I found that the Museum actually holds four coloured copies of this caricature: two carrying the original 1788 publication line and two marked with the revised details for 1806. Comparing my print to the images on the Museum’s website, it quickly became clear that the colouring was exactly the same as that used on the two late prints from 1806 and that my copy of The Political Hydra was almost certainly a later re-strike. While looking through these images, I noticed that there were some significant variations in the way in which the different versions of the image had been coloured; with the two prints from 1788 differing both from each other and from the later editions. This got me thinking about the processes that may have been used to colour Georgian caricature prints and whether we can infer anything from these differences in colouring.  

While it’s perfectly easy to understand why the more collectable coloured prints dominate the surviving body of eighteenth-century caricatures, we shouldn’t assume that colouring was a default mode of production for Georgian printsellers. Colouring caricatures cost time and money and it’s unlikely that the tight profit margins of the publishing business would have allowed printsellers to carry large numbers of coloured prints in their stock. Indeed, the fact that the publication lines of so many printsellers states prices for both coloured and uncoloured copies of the design may indicate that prints were normally only coloured to order. The additional cost of colouring prints also means that they were unlikely to have been as common as uncoloured versions. The exact cost varied according to the printseller but in almost all cases it would appear that the price of a caricature would increase by anything from 50% to 100% once the customer had asked for it to be coloured.

The fact that so few of London’s print shops appear to have employed colourists on a regular basis may also suggest that the production of coloured prints was not the norm. We know for example that Rudolph Ackermann, who was undoubtedly one of  London’s larger and more successful publishers, would send bundles of prints out to the homes of his colourists and pay a set rate for each item that was returned in a satisfactory condition. If an arrangement such as this was standard across the print trade then it seems reasonable to assume that the demand for coloured prints was rarely sufficient to warrant the employment of a permanent colourist on staff. It also stands to reason that the number of colourists used would have increased in times of high demand and that therefore the notable differences in the tone and application of colouring may provide a very rough indication of the popularity of a particular print. For example, if we return to our copies of The Political Hydra from 1788, we can clearly see that these prints were coloured by two individuals who, although working from a common set of instructions, were using different paints and had varying approaches to details like the colouring of Fox’s hair and the crowns. Conversely, if we compare my copy of the print with the two other 1806 editions held by the British Museum, the colouring is almost exactly the same. This may indicate that demand for this second edition was insufficiently high to warrant the employment of more than one colourist. 

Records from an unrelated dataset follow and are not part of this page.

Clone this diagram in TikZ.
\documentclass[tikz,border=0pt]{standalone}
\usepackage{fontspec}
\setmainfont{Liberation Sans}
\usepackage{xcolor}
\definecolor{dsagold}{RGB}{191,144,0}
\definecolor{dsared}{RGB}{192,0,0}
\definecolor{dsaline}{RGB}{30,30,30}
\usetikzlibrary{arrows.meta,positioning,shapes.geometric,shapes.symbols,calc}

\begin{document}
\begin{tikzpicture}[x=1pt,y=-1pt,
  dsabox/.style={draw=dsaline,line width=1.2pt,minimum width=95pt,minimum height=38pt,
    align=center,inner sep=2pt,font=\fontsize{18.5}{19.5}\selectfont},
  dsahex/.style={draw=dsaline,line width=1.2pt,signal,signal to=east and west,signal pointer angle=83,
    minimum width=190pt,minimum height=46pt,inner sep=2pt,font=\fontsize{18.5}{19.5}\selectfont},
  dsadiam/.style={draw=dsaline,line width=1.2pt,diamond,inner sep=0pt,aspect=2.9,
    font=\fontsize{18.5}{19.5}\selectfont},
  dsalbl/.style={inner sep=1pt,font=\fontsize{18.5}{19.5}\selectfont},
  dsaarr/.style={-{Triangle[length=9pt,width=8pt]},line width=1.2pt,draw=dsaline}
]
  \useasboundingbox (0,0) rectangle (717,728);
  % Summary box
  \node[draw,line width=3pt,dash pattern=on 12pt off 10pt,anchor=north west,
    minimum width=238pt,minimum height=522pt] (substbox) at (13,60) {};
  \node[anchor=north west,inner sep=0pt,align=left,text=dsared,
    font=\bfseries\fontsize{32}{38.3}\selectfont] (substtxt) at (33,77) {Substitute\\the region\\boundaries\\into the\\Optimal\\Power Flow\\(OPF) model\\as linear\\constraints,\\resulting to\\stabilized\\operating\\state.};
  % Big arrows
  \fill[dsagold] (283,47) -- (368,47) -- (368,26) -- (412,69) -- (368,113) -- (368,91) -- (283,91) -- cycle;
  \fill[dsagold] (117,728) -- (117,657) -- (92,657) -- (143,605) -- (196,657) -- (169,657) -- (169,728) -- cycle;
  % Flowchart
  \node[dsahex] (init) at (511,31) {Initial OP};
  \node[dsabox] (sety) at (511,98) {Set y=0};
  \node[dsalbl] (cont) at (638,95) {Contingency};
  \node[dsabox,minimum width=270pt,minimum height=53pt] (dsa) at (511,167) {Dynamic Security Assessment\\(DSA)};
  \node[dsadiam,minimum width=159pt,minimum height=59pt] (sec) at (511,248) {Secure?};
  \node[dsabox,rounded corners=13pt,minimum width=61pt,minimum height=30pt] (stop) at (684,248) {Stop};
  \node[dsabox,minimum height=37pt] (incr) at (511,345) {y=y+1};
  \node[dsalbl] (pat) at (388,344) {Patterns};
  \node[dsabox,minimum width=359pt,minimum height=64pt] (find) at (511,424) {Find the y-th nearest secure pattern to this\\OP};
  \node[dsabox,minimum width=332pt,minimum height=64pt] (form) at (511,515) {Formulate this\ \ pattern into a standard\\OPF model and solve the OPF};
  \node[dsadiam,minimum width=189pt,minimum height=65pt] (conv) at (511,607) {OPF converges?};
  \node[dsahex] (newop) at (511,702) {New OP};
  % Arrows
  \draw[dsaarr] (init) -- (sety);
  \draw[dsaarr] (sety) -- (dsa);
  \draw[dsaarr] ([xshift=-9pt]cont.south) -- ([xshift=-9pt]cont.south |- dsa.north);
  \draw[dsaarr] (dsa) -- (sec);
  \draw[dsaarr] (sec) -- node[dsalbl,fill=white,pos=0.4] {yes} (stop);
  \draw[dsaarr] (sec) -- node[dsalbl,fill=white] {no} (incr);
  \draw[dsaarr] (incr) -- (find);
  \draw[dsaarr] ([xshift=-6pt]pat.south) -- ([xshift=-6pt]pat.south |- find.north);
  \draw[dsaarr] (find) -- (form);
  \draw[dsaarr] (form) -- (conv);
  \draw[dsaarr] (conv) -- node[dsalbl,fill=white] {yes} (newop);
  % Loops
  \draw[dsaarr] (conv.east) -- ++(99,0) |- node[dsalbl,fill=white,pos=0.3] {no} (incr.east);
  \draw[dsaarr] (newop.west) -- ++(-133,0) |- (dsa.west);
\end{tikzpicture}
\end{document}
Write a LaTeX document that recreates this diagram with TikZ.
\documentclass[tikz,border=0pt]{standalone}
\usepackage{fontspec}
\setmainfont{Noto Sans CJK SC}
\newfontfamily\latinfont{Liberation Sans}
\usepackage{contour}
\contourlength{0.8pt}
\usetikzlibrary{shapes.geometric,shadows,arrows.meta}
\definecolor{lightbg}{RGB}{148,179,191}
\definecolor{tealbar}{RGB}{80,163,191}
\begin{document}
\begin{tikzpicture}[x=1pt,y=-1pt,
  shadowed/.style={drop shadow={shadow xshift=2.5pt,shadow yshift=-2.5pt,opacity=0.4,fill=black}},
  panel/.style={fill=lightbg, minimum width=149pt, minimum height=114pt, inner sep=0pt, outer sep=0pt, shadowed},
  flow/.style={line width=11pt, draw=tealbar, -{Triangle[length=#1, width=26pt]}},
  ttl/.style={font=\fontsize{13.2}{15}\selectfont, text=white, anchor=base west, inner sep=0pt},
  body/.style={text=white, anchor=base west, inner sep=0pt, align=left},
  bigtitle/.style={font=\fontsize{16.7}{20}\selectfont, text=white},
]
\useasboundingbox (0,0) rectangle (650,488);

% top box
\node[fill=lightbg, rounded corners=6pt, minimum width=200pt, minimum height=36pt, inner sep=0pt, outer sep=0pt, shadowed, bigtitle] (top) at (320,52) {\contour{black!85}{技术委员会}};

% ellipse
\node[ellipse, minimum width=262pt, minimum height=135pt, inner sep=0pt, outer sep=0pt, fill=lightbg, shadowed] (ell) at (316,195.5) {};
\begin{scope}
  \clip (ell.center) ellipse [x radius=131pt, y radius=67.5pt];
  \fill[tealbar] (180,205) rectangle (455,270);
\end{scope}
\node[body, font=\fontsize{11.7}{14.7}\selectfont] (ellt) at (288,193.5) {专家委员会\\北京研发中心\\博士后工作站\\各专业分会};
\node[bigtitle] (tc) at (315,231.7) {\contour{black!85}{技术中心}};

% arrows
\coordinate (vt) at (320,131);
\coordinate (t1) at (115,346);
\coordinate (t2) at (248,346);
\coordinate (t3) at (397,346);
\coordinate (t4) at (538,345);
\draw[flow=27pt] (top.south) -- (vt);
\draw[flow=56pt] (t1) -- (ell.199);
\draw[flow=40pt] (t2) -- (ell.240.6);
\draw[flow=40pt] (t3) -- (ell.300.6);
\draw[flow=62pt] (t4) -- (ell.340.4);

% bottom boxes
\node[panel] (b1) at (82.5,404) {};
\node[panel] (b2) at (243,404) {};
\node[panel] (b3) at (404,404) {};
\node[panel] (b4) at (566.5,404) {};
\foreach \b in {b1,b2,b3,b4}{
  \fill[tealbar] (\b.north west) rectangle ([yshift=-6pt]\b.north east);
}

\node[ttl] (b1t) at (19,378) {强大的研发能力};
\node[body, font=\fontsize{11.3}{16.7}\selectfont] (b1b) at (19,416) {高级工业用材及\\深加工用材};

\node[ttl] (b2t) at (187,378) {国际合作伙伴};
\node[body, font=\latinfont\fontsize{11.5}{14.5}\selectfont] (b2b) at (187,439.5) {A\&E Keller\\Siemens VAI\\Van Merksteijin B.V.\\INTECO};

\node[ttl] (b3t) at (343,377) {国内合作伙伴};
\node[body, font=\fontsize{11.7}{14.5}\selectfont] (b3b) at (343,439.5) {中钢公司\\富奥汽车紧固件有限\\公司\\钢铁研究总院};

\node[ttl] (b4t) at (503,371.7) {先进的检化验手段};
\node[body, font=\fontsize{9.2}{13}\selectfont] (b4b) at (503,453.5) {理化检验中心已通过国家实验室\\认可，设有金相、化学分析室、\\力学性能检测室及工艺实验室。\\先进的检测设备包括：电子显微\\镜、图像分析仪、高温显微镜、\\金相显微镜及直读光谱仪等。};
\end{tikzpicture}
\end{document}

Thomas Rowlandson, The Political Hydra, 1788(a)


Thomas Rowlandson, The Political Hydra, 1788(b)

Clearly, we need to test this theory out before jumping to any conclusions but a quick glance through the British Museum’s catalogue would certainly support the notion that some prints were more prone to variations in colouring than others. As such, I suspect that this is a subject that we will be revisiting again at some point in the future.